Task: Only the lines from the start of the data to the line containing "import plotly.graph_objects as go", both included, should be output, exactly and without pictures.

Provided material:
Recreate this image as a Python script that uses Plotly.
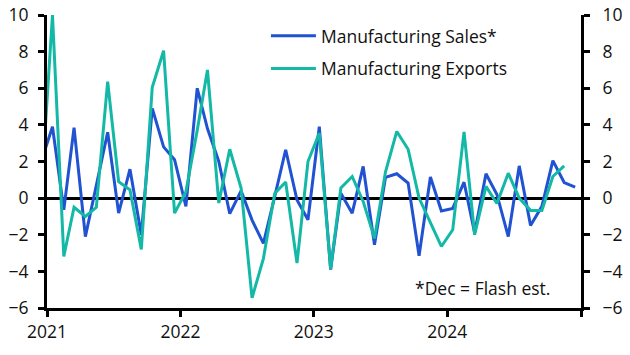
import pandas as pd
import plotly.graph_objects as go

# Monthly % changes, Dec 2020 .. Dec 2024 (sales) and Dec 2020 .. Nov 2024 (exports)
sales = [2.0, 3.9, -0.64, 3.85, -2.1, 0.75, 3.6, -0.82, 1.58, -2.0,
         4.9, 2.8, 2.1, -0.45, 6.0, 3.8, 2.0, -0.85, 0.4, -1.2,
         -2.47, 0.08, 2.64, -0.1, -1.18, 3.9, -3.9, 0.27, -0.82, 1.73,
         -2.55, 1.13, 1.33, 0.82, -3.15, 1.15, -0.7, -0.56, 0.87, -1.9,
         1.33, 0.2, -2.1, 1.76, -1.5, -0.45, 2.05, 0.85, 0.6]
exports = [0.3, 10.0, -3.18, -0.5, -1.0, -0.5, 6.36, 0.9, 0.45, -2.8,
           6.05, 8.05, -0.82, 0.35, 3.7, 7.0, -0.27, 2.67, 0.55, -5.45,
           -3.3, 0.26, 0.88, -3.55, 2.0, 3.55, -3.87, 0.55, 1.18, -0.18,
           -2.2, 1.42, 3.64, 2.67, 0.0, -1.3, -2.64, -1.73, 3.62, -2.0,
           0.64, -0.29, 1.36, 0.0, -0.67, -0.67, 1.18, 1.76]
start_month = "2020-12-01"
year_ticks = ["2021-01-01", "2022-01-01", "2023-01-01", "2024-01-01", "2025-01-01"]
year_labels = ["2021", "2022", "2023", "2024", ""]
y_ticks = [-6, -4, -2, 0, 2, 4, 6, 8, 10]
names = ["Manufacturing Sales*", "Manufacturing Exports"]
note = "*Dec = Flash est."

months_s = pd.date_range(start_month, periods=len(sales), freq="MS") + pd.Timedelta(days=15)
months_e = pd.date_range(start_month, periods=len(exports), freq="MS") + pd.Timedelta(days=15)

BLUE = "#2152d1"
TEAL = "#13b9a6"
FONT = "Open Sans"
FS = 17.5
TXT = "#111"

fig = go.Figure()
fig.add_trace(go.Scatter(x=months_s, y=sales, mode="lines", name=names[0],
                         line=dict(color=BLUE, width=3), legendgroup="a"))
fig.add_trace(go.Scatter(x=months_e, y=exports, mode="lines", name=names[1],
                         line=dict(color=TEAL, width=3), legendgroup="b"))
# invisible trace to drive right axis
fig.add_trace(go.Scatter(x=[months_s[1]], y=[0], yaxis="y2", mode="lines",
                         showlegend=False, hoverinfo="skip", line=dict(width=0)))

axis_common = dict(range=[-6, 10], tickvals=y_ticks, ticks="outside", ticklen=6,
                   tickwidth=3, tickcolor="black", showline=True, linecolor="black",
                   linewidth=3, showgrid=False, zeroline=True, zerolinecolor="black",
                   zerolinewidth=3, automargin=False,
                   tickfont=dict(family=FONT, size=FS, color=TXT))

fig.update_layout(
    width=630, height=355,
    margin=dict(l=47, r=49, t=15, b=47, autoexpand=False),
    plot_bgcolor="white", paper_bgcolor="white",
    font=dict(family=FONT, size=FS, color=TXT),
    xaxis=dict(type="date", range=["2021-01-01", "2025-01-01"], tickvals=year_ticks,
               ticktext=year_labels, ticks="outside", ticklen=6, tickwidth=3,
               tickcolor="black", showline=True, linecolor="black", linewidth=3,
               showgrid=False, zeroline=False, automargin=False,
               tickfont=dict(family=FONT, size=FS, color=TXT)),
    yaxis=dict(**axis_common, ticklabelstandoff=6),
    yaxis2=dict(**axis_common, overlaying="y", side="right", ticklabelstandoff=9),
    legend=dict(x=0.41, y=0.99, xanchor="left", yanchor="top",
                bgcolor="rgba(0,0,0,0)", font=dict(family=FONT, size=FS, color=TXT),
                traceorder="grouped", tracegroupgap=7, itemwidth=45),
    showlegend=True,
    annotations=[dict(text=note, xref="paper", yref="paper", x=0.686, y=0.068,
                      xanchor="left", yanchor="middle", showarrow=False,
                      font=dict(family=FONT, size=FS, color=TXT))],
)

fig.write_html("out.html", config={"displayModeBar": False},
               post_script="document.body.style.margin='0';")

Written reply:
Recreate this image as a Python script that uses Plotly.
import pandas as pd
import plotly.graph_objects as go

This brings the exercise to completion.